Stage-Wise and Prior-Aware Neural Speech Phase Prediction
Fei Liu, Yang Ai, Hui-Peng Du, Ye-Xin Lu, Rui-Chen Zheng, Zhen-Hua Ling
TL;DR
The paper tackles speech phase prediction by introducing SP-NSPP, a stage-wise framework that first generates a coarse prior phase from the amplitude spectrum and then refines it conditioned on that prior. The model leverages ConvNeXt v2 backbones, phase spectrum adversarial training via a PSD, and a time-frequency integrated difference (TFID) loss to enforce phase continuity, achieving higher phase accuracy and superior speech quality with efficient generation compared to iterative methods.

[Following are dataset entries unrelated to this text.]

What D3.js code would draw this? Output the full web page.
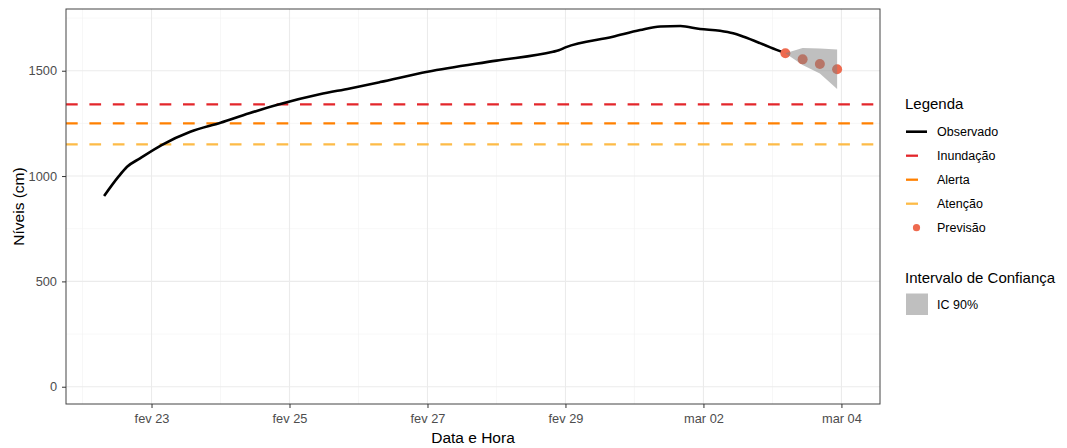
<!DOCTYPE html>
<html>
<head>
<meta charset="utf-8">
<script src="https://cdn.jsdelivr.net/npm/d3@7"></script>
<style>
  body { margin: 0; background: #fff; }
  text { font-family: "Liberation Sans", Arial, sans-serif; }
</style>
</head>
<body>
<svg id="chart"></svg>
<script>
// observed levels (cm)
var obsTimes = ["2024-02-22 07:30","2024-02-22 12:30","2024-02-22 15:30",
    "2024-02-22 20:00","2024-02-23 03:30","2024-02-23 13:30","2024-02-24 00:00","2024-02-24 10:00",
    "2024-02-24 20:30","2024-02-25 10:30","2024-02-25 21:00","2024-02-26 07:30","2024-02-27 00:00",
    "2024-02-28 00:00","2024-02-28 19:40","2024-02-28 21:40","2024-02-29 00:00","2024-02-29 16:30",
    "2024-03-01 02:00","2024-03-01 09:00","2024-03-01 16:00","2024-03-01 22:50","2024-03-02 05:45",
    "2024-03-02 10:20","2024-03-02 14:00","2024-03-02 19:40","2024-03-02 23:15","2024-03-03 04:30"];
var obsValues = [905, 997, 1044, 1084, 1147, 1210, 1253, 1298, 1341, 1388, 1416, 1446, 1495,
    1548, 1590, 1597, 1611, 1661, 1693, 1710, 1712, 1698, 1690, 1678, 1661, 1631, 1611, 1583];

// forecast and 90% interval
var prevTimes = ["2024-03-03 04:30","2024-03-03 10:30","2024-03-03 16:30","2024-03-03 22:30"];
var prevValues = [1583, 1554, 1532, 1507];
var icLower = [1583, 1527, 1487, 1413];
var icUpper = [1583, 1608, 1606, 1601];

// reference levels
var levelNames = ["Inundação", "Alerta", "Atenção"];
var levelValues = [1340, 1250, 1150];
var levelColors = ["#E3262B", "#FF8000", "#FDBB47"];

var xDomain = ["2024-02-21 18:15", "2024-03-04 13:25"];
var xTicks = ["2024-02-23 00:00","2024-02-25 00:00","2024-02-27 00:00","2024-02-29 00:00","2024-03-02 00:00","2024-03-04 00:00"];
var xTickLabels = ["fev 23", "fev 25", "fev 27", "fev 29", "mar 02", "mar 04"];
var yTicks = [0, 500, 1000, 1500];
var yMinor = [250, 750, 1250, 1750];

var W = 1067, H = 448;
var margin = {top: 9, right: 187, bottom: 44, left: 66};
var width = W - margin.left - margin.right,
    height = H - margin.top - margin.bottom;

var parse = d3.timeParse("%Y-%m-%d %H:%M");

var svg = d3.select("#chart").attr("width", W).attr("height", H);
var g = svg.append("g").attr("transform", "translate(" + margin.left + "," + margin.top + ")");

var x = d3.scaleTime().domain(xDomain.map(parse)).range([0, width]);
var y = d3.scaleLinear().domain([-82, 1793]).range([height, 0]);

// grid
var majorX = xTicks.map(parse);
var minorX = d3.timeDay.range(x.domain()[0], x.domain()[1]).filter(function(d) {
    return !majorX.some(function(m) { return +m == +d; });
});
g.selectAll(".gminx").data(minorX).enter().append("line")
    .attr("x1", function(d) { return x(d); }).attr("x2", function(d) { return x(d); })
    .attr("y1", 0).attr("y2", height)
    .attr("stroke", "#F2F2F2").attr("stroke-width", 0.6);
g.selectAll(".gminy").data(yMinor).enter().append("line")
    .attr("x1", 0).attr("x2", width)
    .attr("y1", function(d) { return y(d); }).attr("y2", function(d) { return y(d); })
    .attr("stroke", "#F2F2F2").attr("stroke-width", 0.6);
g.selectAll(".gmajx").data(majorX).enter().append("line")
    .attr("x1", function(d) { return x(d); }).attr("x2", function(d) { return x(d); })
    .attr("y1", 0).attr("y2", height)
    .attr("stroke", "#EBEBEB").attr("stroke-width", 1.1);
g.selectAll(".gmajy").data(yTicks).enter().append("line")
    .attr("x1", 0).attr("x2", width)
    .attr("y1", function(d) { return y(d); }).attr("y2", function(d) { return y(d); })
    .attr("stroke", "#EBEBEB").attr("stroke-width", 1.1);

// reference levels
g.selectAll(".level").data(levelValues).enter().append("line")
    .attr("x1", 0).attr("x2", width)
    .attr("y1", function(d) { return y(d); }).attr("y2", function(d) { return y(d); })
    .attr("stroke", function(d, i) { return levelColors[i]; })
    .attr("stroke-width", 2.3)
    .attr("stroke-dasharray", "11.7,11.7");

// observed
var obs = obsTimes.map(function(t, i) { return {t: parse(t), v: obsValues[i]}; });
g.append("path")
    .datum(obs)
    .attr("fill", "none")
    .attr("stroke", "#000")
    .attr("stroke-width", 2.6)
    .attr("stroke-linejoin", "round")
    .attr("d", d3.line().curve(d3.curveMonotoneX)
        .x(function(d) { return x(d.t); })
        .y(function(d) { return y(d.v); }));

// forecast points
var prev = prevTimes.map(function(t, i) {
    return {t: parse(t), v: prevValues[i], lo: icLower[i], hi: icUpper[i]};
});
g.selectAll(".prev").data(prev).enter().append("circle")
    .attr("cx", function(d) { return x(d.t); })
    .attr("cy", function(d) { return y(d.v); })
    .attr("r", 5)
    .attr("fill", "#EE6A4F");

// interval band on top
g.append("path")
    .datum(prev)
    .attr("fill", "#7F7F7F")
    .attr("opacity", 0.5)
    .attr("d", d3.area()
        .x(function(d) { return x(d.t); })
        .y0(function(d) { return y(d.lo); })
        .y1(function(d) { return y(d.hi); }));

// panel border
g.append("rect")
    .attr("x", 0).attr("y", 0).attr("width", width).attr("height", height)
    .attr("fill", "none").attr("stroke", "#444").attr("stroke-width", 1);

// axes
var xAxis = g.append("g")
    .attr("transform", "translate(0," + height + ")")
    .call(d3.axisBottom(x).tickValues(majorX)
        .tickFormat(function(d, i) { return xTickLabels[i]; })
        .tickSize(4).tickPadding(6));
var yAxis = g.append("g")
    .call(d3.axisLeft(y).tickValues(yTicks).tickFormat(d3.format("d")).tickSize(4).tickPadding(5));
[xAxis, yAxis].forEach(function(a) {
    a.select(".domain").remove();
    a.selectAll(".tick line").attr("stroke", "#333");
    a.selectAll(".tick text").attr("fill", "#4D4D4D")
        .style("font-size", "12.8px").style("font-family", "'Liberation Sans', Arial, sans-serif");
});

svg.append("text")
    .attr("x", margin.left + width / 2).attr("y", 443)
    .attr("text-anchor", "middle")
    .style("font-size", "15.5px")
    .text("Data e Hora");
svg.append("text")
    .attr("transform", "translate(24," + (margin.top + height / 2) + ") rotate(-90)")
    .attr("text-anchor", "middle")
    .style("font-size", "15.5px")
    .text("Níveis (cm)");

// legend
var lg = svg.append("g").attr("transform", "translate(905,0)");
lg.append("text").attr("x", 0).attr("y", 109).style("font-size", "15px").text("Legenda");
var keys = [
    {name: "Observado", type: "solid", color: "#000"},
    {name: levelNames[0], type: "dash", color: levelColors[0]},
    {name: levelNames[1], type: "dash", color: levelColors[1]},
    {name: levelNames[2], type: "dash", color: levelColors[2]},
    {name: "Previsão", type: "point", color: "#EE6A4F"}
];
keys.forEach(function(k, i) {
    var cy = 131.7 + i * 24;
    if (k.type == "point") {
        lg.append("circle").attr("cx", 11.5).attr("cy", cy).attr("r", 3.6).attr("fill", k.color);
    } else {
        lg.append("line").attr("x1", 1).attr("x2", k.type == "solid" ? 22 : 13)
            .attr("y1", cy).attr("y2", cy)
            .attr("stroke", k.color).attr("stroke-width", k.type == "solid" ? 2.6 : 2.3);
    }
    lg.append("text").attr("x", 32).attr("y", cy).attr("dy", "0.35em")
        .style("font-size", "12.5px").text(k.name);
});
lg.append("text").attr("x", 0).attr("y", 283).style("font-size", "15px").text("Intervalo de Confiança");
lg.append("rect").attr("x", 1).attr("y", 293.5).attr("width", 22).attr("height", 21.5)
    .attr("fill", "#7F7F7F").attr("opacity", 0.5);
lg.append("text").attr("x", 32).attr("y", 305).attr("dy", "0.35em")
    .style("font-size", "12.5px").text("IC 90%");
</script>
</body>
</html>
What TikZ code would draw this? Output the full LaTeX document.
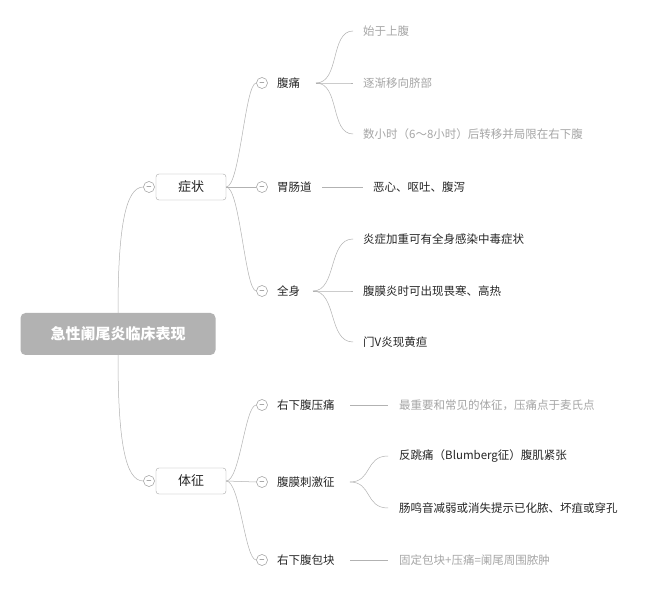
\documentclass[tikz,border=0pt]{standalone}
\usepackage{fontspec}
\setmainfont{Noto Sans CJK SC}
\begin{document}
\begin{tikzpicture}[x=1pt,y=-1pt,
  ln/.style={draw=black!30,line width=0.5pt},
  cir/.style={circle,draw=black!40,fill=white,minimum size=11pt,inner sep=0pt,line width=0.5pt},
  lone/.style={draw=black!35,rounded corners=3pt,minimum width=70pt,minimum height=26pt,font=\fontsize{13}{15}\selectfont,text=black!85},
  ltwo/.style={anchor=west,font=\fontsize{11.5}{13}\selectfont,text=black!85,inner sep=0pt},
  lgray/.style={anchor=west,font=\fontsize{11.5}{13}\selectfont,text=black!35,inner sep=0pt},
  ldark/.style={anchor=west,font=\fontsize{11.5}{13}\selectfont,text=black!85,inner sep=0pt}]
\useasboundingbox (0,0) rectangle (659,593);
\fill[white] (0,0) rectangle (659,593);
\node[fill=black!30,rounded corners=5pt,minimum width=195pt,minimum height=42pt,text=white,font=\bfseries\fontsize{15}{17}\selectfont] (root) at (118,334) {急性阑尾炎临床表现};
\node[lone] (zz) at (191,187) {症状};
\node[lone] (tz) at (191,481) {体征};
\node[cir] (czz) at (149,187) {\scriptsize$-$};
\node[cir] (ctz) at (149,481) {\scriptsize$-$};
\draw[ln] (root.north) .. controls (118,230) and (125,187) .. (czz.west);
\draw[ln] (root.south) .. controls (118,440) and (125,481) .. (ctz.west);
% level 2
\foreach \n/\y/\t in {a/83/腹痛,b/187/胃肠道,c/291/全身,d/405/右下腹压痛,e/482/腹膜刺激征,f/560/右下腹包块}{
  \node[cir] (c\n) at (262,\y) {\scriptsize$-$};
  \node[ltwo] (t\n) at (277,\y) {\t};
}
\draw[ln] (zz.east) .. controls (240,187) and (245,83) .. (ca.west);
\draw[ln] (zz.east) -- (cb.west);
\draw[ln] (zz.east) .. controls (240,187) and (245,291) .. (cc.west);
\draw[ln] (tz.east) .. controls (240,481) and (245,405) .. (cd.west);
\draw[ln] (tz.east) -- (ce.west);
\draw[ln] (tz.east) .. controls (240,481) and (245,560) .. (cf.west);
% leaves
\coordinate (pa) at (316,83);
\node[lgray] (a1) at (363,31) {始于上腹};
\node[lgray] (a2) at (363,83) {逐渐移向脐部};
\node[lgray] (a3) at (363,134) {数小时（6～8小时）后转移并局限在右下腹};
\foreach \k/\y in {1/31,2/83,3/134}{\draw[ln] (pa) .. controls (340,83) and (330,\y) .. ([xshift=-10pt]a\k.west);}
\node[ldark] (b1) at (373,187) {恶心、呕吐、腹泻};
\coordinate (pb) at (322,187);
\draw[ln] (pb) -- ([xshift=-10pt]b1.west);
\coordinate (pc) at (313,291);
\node[ldark] (c1) at (363,239) {炎症加重可有全身感染中毒症状};
\node[ldark] (c2) at (363,291) {腹膜炎时可出现畏寒、高热};
\node[ldark] (c3) at (363,342) {门V炎现黄疸};
\foreach \k/\y in {1/239,2/291,3/342}{\draw[ln] (pc) .. controls (337,291) and (328,\y) .. ([xshift=-10pt]c\k.west);}
\node[lgray] (d1) at (399,405) {最重要和常见的体征，压痛点于麦氏点};
\coordinate (pd) at (350,405);
\draw[ln] (pd) -- ([xshift=-11pt]d1.west);
\coordinate (pe) at (350,482);
\node[ldark] (e1) at (399,456) {反跳痛（Blumberg征）腹肌紧张};
\node[ldark] (e2) at (399,508) {肠鸣音减弱或消失提示已化脓、坏疽或穿孔};
\foreach \k/\y in {1/456,2/508}{\draw[ln] (pe) .. controls (372,482) and (365,\y) .. ([xshift=-11pt]e\k.west);}
\node[lgray] (f1) at (399,560) {固定包块+压痛=阑尾周围脓肿};
\coordinate (pf) at (350,560);
\draw[ln] (pf) -- ([xshift=-11pt]f1.west);
\end{tikzpicture}
\end{document}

Key contributions include the explicit prior-construction stage, the two-stage refinement, adversarial phase training, and TFID-based continuity, validated on VCTK with strong generalization to higher sampling rates and non-speech data. The approach significantly improves synthesis quality while reducing computational cost, making it practical for real-time applications in speech generation tasks.
Abstract
This paper proposes a novel Stage-wise and Prior-aware Neural Speech Phase Prediction (SP-NSPP) model, which predicts the phase spectrum from input amplitude spectrum by two-stage neural networks. In the initial prior-construction stage, we preliminarily predict a rough prior phase spectrum from the amplitude spectrum. The subsequent refinement stage transforms the amplitude spectrum into a refined high-quality phase spectrum conditioned on the prior phase. Networks in both stages use ConvNeXt v2 blocks as the backbone and adopt adversarial training by innovatively introducing a phase spectrum discriminator (PSD). To further improve the continuity of the refined phase, we also incorporate a time-frequency integrated difference (TFID) loss in the refinement stage. Experimental results confirm that, compared to neural network-based no-prior phase prediction methods, the proposed SP-NSPP achieves higher phase prediction accuracy, thanks to introducing the coarse phase priors and diverse training criteria. Compared to iterative phase estimation algorithms, our proposed SP-NSPP does not require multiple rounds of staged iterations, resulting in higher generation efficiency.